My subfield of specialization is comparative politics and my methodological areas of expertise are interviewing, working with concepts, and interpretivism. Substantively, I study the meaning of democracy, the practice of voting, and the administration of elections. What sets much of my work apart from other empirical research on democracy is my methodological focus on language. By carefully examining the differing ways in which ordinary people around the world use terms such as "democracy," "politics," and "vote buying"—or their rough equivalents in other languages—I aim to arrive at a fuller appreciation of how they understand and make use of electoral institutions. At UMass I offer undergraduate courses on the meaning of “politics,” the language of politics, and whether democracy is possible or desirable everywhere.
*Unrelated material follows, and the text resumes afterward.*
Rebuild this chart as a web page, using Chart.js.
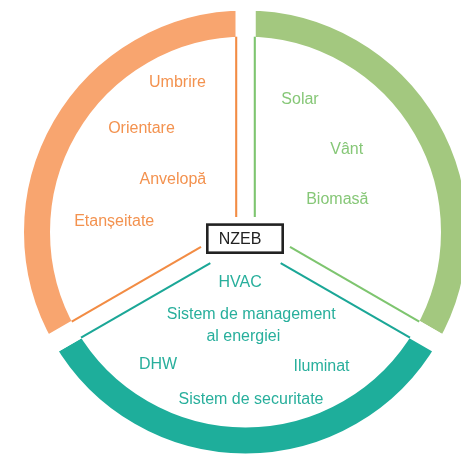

At the graduate level I offer the comparative politics proseminar and a seminar on studying politics through language.
Beyond UMass, I am a board member and past chair of the Committee on Concepts and Methods of the International Political Science Association, founding member of the Methods Excellence Network, and past chair of the Interpretive Methodologies and Methods related group of the American Political Science Association. I teach ethnographic interviewing at the yearly Institute for Qualitative and Multi-Method Research hosted by Syracuse University. I also offer workshops on working with concepts organized by the European Consortium for Political Research as well as by the KiND Institute in collaboration with the Southern Political Science Association. I have taught similar workshops at institutions such as Pompeu Fabra University (Spain), Concordia University (Canada), and the University of Innsbruck (Austria). I also recently offered an intensive Doing Interpretive Research workshop organized by the Methods Excellence Network and hosted by Department of Political Science at the University of Aarhus, Denmark. In addition, I frequently serve as a “concepts expert” at the Methods Café held during the annual meeting of the American Political Science Association.
Among my publications are Democracy in Translation: Understanding Politics in an Unfamiliar Culture (1998), Elections for Sale: The Causes and Consequences of Vote Buying (2007), The Hidden Costs of Clean Election Reform (2008), and Elucidating Social Science Concepts: An Interpretivist Guide (2016). My most recent work includes "Two Ways to Compare" in Rethinking Comparison: Innovative Methods for Qualitative Political Inquiry (2021) and a chapter on "Interpretivist Interviewing" in The Oxford Handbook of Methodological Pluralism in Political Science (forthcoming). I am currently writing a conceptual history of “the voter.”
Drawing on my research into democracy and electoral administration, I have delivered lectures and keynote addresses around the world on democratizing democracy, the meaning of democracy, democracy in translation, and the hidden costs of clean election reform. I have also served as an election observer in Senegal, worked as an election specialist in Iraq and Haiti, and advised civic organizations in the Philippines.